Plotting code records:
* * * * * * *

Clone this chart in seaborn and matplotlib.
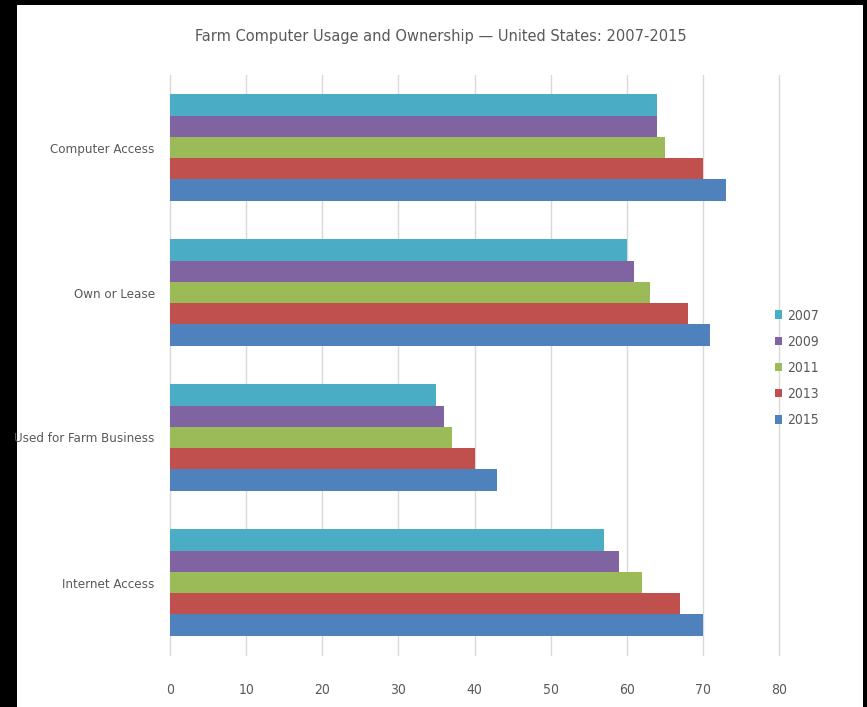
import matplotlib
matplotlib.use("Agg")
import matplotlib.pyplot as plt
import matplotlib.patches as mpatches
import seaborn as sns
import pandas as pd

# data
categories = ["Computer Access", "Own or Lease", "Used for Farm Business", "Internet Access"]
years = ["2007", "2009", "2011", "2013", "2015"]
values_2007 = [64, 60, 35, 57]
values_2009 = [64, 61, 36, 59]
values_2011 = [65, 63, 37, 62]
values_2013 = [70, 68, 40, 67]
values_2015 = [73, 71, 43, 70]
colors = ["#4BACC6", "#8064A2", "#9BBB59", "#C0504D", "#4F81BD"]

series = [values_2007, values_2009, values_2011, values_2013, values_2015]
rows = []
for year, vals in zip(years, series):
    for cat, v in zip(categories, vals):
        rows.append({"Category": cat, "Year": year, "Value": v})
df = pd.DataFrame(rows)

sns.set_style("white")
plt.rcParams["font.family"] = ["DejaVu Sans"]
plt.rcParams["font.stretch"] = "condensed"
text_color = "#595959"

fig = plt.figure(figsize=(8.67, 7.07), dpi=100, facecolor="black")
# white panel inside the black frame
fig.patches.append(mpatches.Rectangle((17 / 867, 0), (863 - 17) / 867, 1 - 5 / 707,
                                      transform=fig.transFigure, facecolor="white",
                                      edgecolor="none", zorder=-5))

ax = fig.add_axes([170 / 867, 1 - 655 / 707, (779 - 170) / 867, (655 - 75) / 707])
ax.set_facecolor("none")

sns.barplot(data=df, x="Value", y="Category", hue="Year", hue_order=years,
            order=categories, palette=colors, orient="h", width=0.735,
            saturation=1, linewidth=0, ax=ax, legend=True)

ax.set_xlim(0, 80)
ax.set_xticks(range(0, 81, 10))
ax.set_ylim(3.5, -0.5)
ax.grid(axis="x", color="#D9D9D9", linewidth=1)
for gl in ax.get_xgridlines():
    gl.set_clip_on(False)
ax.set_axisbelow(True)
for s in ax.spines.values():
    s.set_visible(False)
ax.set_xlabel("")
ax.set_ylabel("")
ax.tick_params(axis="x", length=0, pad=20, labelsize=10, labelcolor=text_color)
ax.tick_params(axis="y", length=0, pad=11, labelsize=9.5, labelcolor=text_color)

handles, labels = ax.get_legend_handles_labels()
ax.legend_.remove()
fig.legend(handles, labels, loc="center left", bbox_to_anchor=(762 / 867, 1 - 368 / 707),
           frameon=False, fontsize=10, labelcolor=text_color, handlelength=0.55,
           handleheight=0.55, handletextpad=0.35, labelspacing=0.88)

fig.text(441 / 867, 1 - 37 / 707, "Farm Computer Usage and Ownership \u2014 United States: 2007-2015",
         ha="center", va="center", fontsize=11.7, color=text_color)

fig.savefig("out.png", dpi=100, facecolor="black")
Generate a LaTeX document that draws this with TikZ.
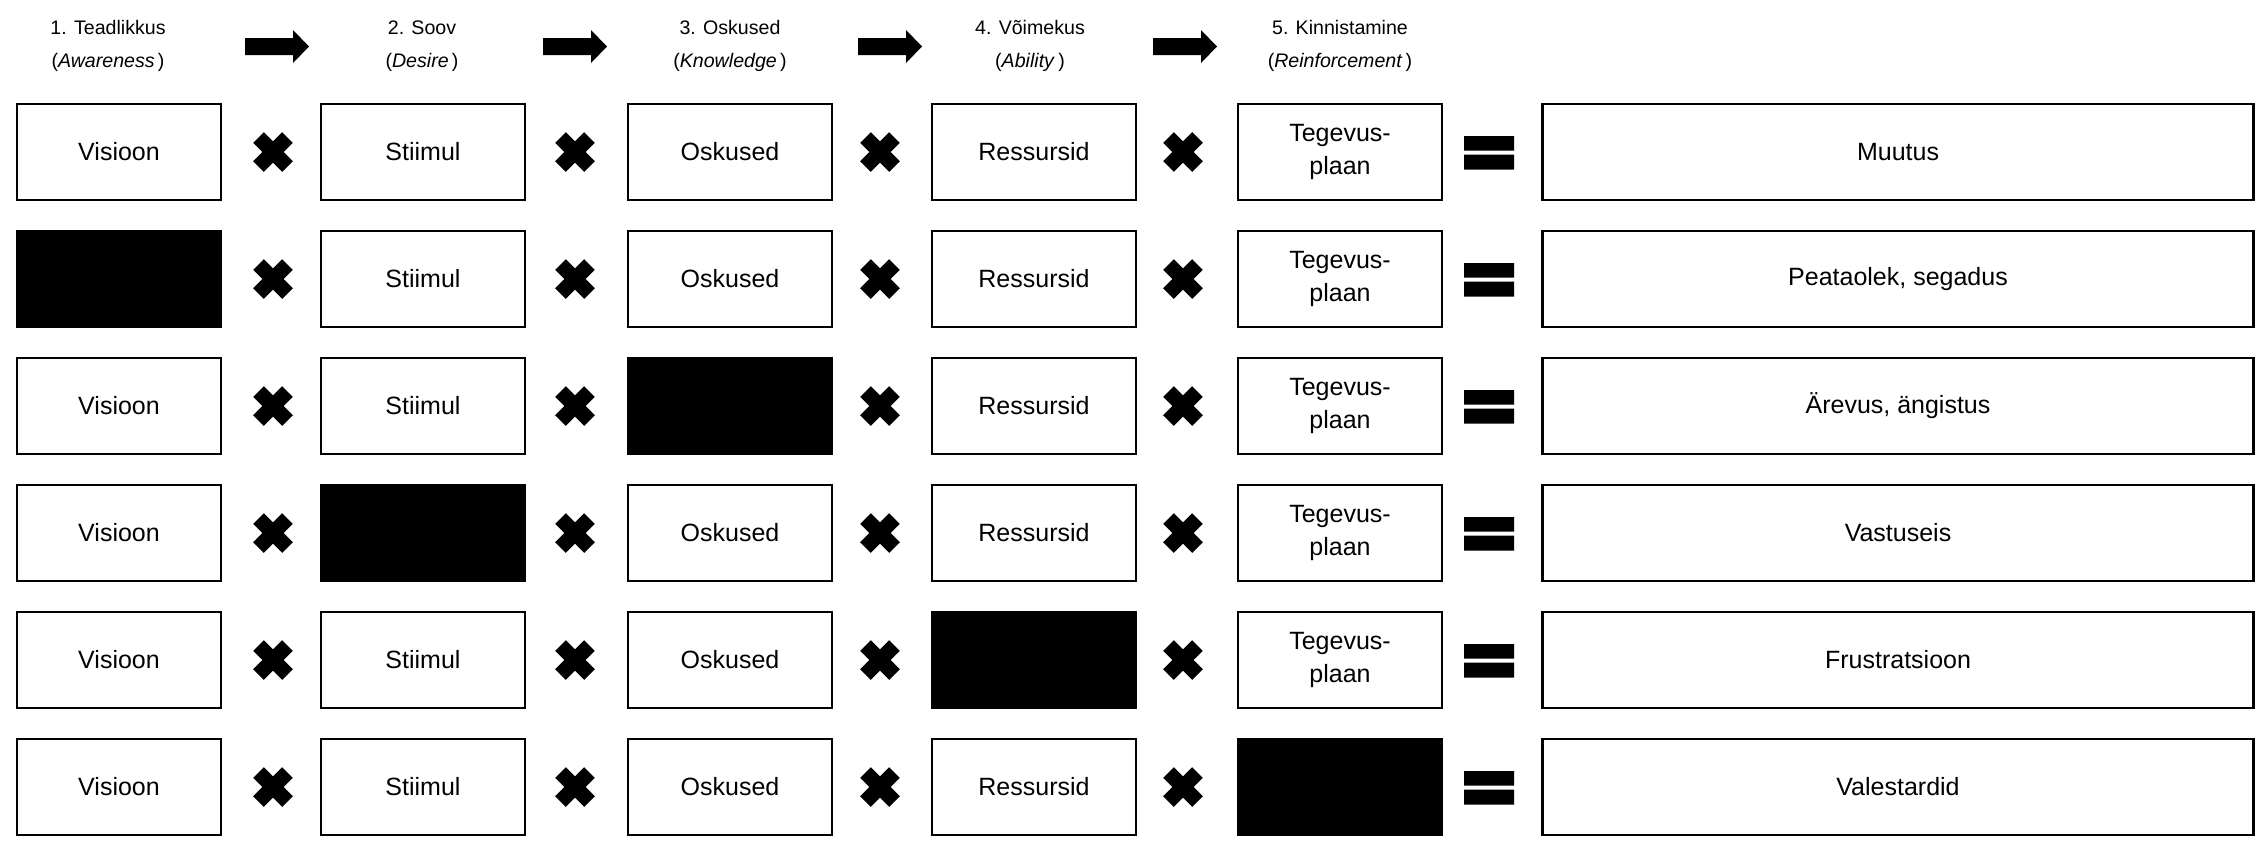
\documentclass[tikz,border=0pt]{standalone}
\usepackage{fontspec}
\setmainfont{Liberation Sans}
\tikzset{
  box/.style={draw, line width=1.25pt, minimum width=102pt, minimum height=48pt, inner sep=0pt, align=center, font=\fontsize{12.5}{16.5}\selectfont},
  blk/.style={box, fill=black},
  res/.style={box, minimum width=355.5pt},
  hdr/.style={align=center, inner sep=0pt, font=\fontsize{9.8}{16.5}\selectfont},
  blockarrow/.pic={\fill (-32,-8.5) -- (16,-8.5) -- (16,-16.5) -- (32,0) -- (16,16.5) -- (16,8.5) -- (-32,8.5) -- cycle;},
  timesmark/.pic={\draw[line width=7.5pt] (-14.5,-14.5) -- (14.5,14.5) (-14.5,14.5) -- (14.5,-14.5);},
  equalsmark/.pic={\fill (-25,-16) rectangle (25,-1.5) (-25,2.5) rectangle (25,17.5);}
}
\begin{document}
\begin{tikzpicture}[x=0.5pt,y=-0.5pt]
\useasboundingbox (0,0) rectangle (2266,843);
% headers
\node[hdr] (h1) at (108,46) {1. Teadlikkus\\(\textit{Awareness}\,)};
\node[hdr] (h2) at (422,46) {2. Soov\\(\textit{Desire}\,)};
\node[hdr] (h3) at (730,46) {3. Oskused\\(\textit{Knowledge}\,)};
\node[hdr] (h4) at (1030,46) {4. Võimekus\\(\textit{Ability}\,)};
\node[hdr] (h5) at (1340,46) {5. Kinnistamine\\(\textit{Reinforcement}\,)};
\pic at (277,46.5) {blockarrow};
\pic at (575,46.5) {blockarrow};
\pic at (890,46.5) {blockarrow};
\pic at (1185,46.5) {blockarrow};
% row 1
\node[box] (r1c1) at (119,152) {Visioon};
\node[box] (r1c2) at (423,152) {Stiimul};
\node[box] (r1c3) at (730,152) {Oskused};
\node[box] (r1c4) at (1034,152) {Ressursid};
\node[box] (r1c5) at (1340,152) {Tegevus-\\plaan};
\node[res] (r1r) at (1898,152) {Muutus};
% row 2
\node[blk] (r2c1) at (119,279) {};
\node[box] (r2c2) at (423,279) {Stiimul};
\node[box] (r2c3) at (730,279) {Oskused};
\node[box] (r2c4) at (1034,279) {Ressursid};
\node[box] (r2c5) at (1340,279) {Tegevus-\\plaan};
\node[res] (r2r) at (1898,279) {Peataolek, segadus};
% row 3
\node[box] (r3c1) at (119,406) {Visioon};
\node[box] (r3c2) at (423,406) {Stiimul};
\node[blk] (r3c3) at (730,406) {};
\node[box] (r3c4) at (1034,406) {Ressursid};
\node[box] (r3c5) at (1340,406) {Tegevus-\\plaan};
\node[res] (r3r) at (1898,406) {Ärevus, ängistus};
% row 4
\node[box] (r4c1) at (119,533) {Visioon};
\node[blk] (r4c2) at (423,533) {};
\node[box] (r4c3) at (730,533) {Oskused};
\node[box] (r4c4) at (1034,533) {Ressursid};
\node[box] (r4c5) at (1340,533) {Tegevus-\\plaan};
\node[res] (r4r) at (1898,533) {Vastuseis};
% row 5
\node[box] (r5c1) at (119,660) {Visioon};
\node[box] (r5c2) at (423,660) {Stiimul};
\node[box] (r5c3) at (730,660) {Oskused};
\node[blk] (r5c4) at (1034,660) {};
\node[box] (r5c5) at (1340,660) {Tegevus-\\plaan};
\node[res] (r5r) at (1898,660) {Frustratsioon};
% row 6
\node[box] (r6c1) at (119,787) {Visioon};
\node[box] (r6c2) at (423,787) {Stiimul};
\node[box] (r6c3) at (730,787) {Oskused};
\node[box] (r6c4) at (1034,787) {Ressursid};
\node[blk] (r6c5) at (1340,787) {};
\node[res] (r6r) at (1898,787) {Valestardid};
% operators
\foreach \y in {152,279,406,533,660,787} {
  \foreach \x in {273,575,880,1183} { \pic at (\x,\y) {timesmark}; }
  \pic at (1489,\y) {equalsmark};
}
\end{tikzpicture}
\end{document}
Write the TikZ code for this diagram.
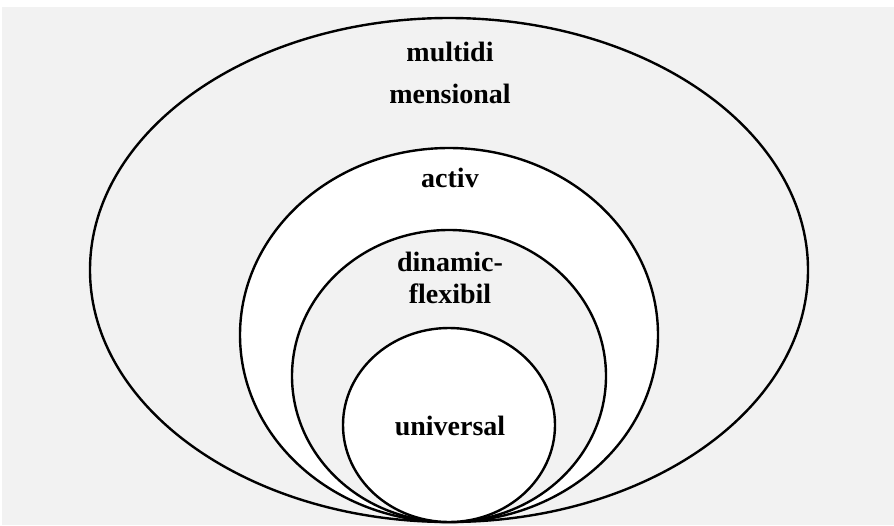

* * * * * * *

Instruction:
Repeat every record above exactly, but leave out any pictures.

The answer:
Clone this chart in seaborn and matplotlib.
import matplotlib
matplotlib.use("Agg")
import matplotlib.pyplot as plt
import matplotlib.patches as mpatches
import seaborn as sns
import pandas as pd

# data
categories = ["Computer Access", "Own or Lease", "Used for Farm Business", "Internet Access"]
years = ["2007", "2009", "2011", "2013", "2015"]
values_2007 = [64, 60, 35, 57]
values_2009 = [64, 61, 36, 59]
values_2011 = [65, 63, 37, 62]
values_2013 = [70, 68, 40, 67]
values_2015 = [73, 71, 43, 70]
colors = ["#4BACC6", "#8064A2", "#9BBB59", "#C0504D", "#4F81BD"]

series = [values_2007, values_2009, values_2011, values_2013, values_2015]
rows = []
for year, vals in zip(years, series):
    for cat, v in zip(categories, vals):
        rows.append({"Category": cat, "Year": year, "Value": v})
df = pd.DataFrame(rows)

sns.set_style("white")
plt.rcParams["font.family"] = ["DejaVu Sans"]
plt.rcParams["font.stretch"] = "condensed"
text_color = "#595959"

fig = plt.figure(figsize=(8.67, 7.07), dpi=100, facecolor="black")
# white panel inside the black frame
fig.patches.append(mpatches.Rectangle((17 / 867, 0), (863 - 17) / 867, 1 - 5 / 707,
                                      transform=fig.transFigure, facecolor="white",
                                      edgecolor="none", zorder=-5))

ax = fig.add_axes([170 / 867, 1 - 655 / 707, (779 - 170) / 867, (655 - 75) / 707])
ax.set_facecolor("none")

sns.barplot(data=df, x="Value", y="Category", hue="Year", hue_order=years,
            order=categories, palette=colors, orient="h", width=0.735,
            saturation=1, linewidth=0, ax=ax, legend=True)

ax.set_xlim(0, 80)
ax.set_xticks(range(0, 81, 10))
ax.set_ylim(3.5, -0.5)
ax.grid(axis="x", color="#D9D9D9", linewidth=1)
for gl in ax.get_xgridlines():
    gl.set_clip_on(False)
ax.set_axisbelow(True)
for s in ax.spines.values():
    s.set_visible(False)
ax.set_xlabel("")
ax.set_ylabel("")
ax.tick_params(axis="x", length=0, pad=20, labelsize=10, labelcolor=text_color)
ax.tick_params(axis="y", length=0, pad=11, labelsize=9.5, labelcolor=text_color)

handles, labels = ax.get_legend_handles_labels()
ax.legend_.remove()
fig.legend(handles, labels, loc="center left", bbox_to_anchor=(762 / 867, 1 - 368 / 707),
           frameon=False, fontsize=10, labelcolor=text_color, handlelength=0.55,
           handleheight=0.55, handletextpad=0.35, labelspacing=0.88)

fig.text(441 / 867, 1 - 37 / 707, "Farm Computer Usage and Ownership \u2014 United States: 2007-2015",
         ha="center", va="center", fontsize=11.7, color=text_color)

fig.savefig("out.png", dpi=100, facecolor="black")
Generate a LaTeX document that draws this with TikZ.
\documentclass[tikz,border=0pt]{standalone}
\usepackage{fontspec}
\setmainfont{Liberation Sans}
\tikzset{
  box/.style={draw, line width=1.25pt, minimum width=102pt, minimum height=48pt, inner sep=0pt, align=center, font=\fontsize{12.5}{16.5}\selectfont},
  blk/.style={box, fill=black},
  res/.style={box, minimum width=355.5pt},
  hdr/.style={align=center, inner sep=0pt, font=\fontsize{9.8}{16.5}\selectfont},
  blockarrow/.pic={\fill (-32,-8.5) -- (16,-8.5) -- (16,-16.5) -- (32,0) -- (16,16.5) -- (16,8.5) -- (-32,8.5) -- cycle;},
  timesmark/.pic={\draw[line width=7.5pt] (-14.5,-14.5) -- (14.5,14.5) (-14.5,14.5) -- (14.5,-14.5);},
  equalsmark/.pic={\fill (-25,-16) rectangle (25,-1.5) (-25,2.5) rectangle (25,17.5);}
}
\begin{document}
\begin{tikzpicture}[x=0.5pt,y=-0.5pt]
\useasboundingbox (0,0) rectangle (2266,843);
% headers
\node[hdr] (h1) at (108,46) {1. Teadlikkus\\(\textit{Awareness}\,)};
\node[hdr] (h2) at (422,46) {2. Soov\\(\textit{Desire}\,)};
\node[hdr] (h3) at (730,46) {3. Oskused\\(\textit{Knowledge}\,)};
\node[hdr] (h4) at (1030,46) {4. Võimekus\\(\textit{Ability}\,)};
\node[hdr] (h5) at (1340,46) {5. Kinnistamine\\(\textit{Reinforcement}\,)};
\pic at (277,46.5) {blockarrow};
\pic at (575,46.5) {blockarrow};
\pic at (890,46.5) {blockarrow};
\pic at (1185,46.5) {blockarrow};
% row 1
\node[box] (r1c1) at (119,152) {Visioon};
\node[box] (r1c2) at (423,152) {Stiimul};
\node[box] (r1c3) at (730,152) {Oskused};
\node[box] (r1c4) at (1034,152) {Ressursid};
\node[box] (r1c5) at (1340,152) {Tegevus-\\plaan};
\node[res] (r1r) at (1898,152) {Muutus};
% row 2
\node[blk] (r2c1) at (119,279) {};
\node[box] (r2c2) at (423,279) {Stiimul};
\node[box] (r2c3) at (730,279) {Oskused};
\node[box] (r2c4) at (1034,279) {Ressursid};
\node[box] (r2c5) at (1340,279) {Tegevus-\\plaan};
\node[res] (r2r) at (1898,279) {Peataolek, segadus};
% row 3
\node[box] (r3c1) at (119,406) {Visioon};
\node[box] (r3c2) at (423,406) {Stiimul};
\node[blk] (r3c3) at (730,406) {};
\node[box] (r3c4) at (1034,406) {Ressursid};
\node[box] (r3c5) at (1340,406) {Tegevus-\\plaan};
\node[res] (r3r) at (1898,406) {Ärevus, ängistus};
% row 4
\node[box] (r4c1) at (119,533) {Visioon};
\node[blk] (r4c2) at (423,533) {};
\node[box] (r4c3) at (730,533) {Oskused};
\node[box] (r4c4) at (1034,533) {Ressursid};
\node[box] (r4c5) at (1340,533) {Tegevus-\\plaan};
\node[res] (r4r) at (1898,533) {Vastuseis};
% row 5
\node[box] (r5c1) at (119,660) {Visioon};
\node[box] (r5c2) at (423,660) {Stiimul};
\node[box] (r5c3) at (730,660) {Oskused};
\node[blk] (r5c4) at (1034,660) {};
\node[box] (r5c5) at (1340,660) {Tegevus-\\plaan};
\node[res] (r5r) at (1898,660) {Frustratsioon};
% row 6
\node[box] (r6c1) at (119,787) {Visioon};
\node[box] (r6c2) at (423,787) {Stiimul};
\node[box] (r6c3) at (730,787) {Oskused};
\node[box] (r6c4) at (1034,787) {Ressursid};
\node[blk] (r6c5) at (1340,787) {};
\node[res] (r6r) at (1898,787) {Valestardid};
% operators
\foreach \y in {152,279,406,533,660,787} {
  \foreach \x in {273,575,880,1183} { \pic at (\x,\y) {timesmark}; }
  \pic at (1489,\y) {equalsmark};
}
\end{tikzpicture}
\end{document}
Write the TikZ code for this diagram.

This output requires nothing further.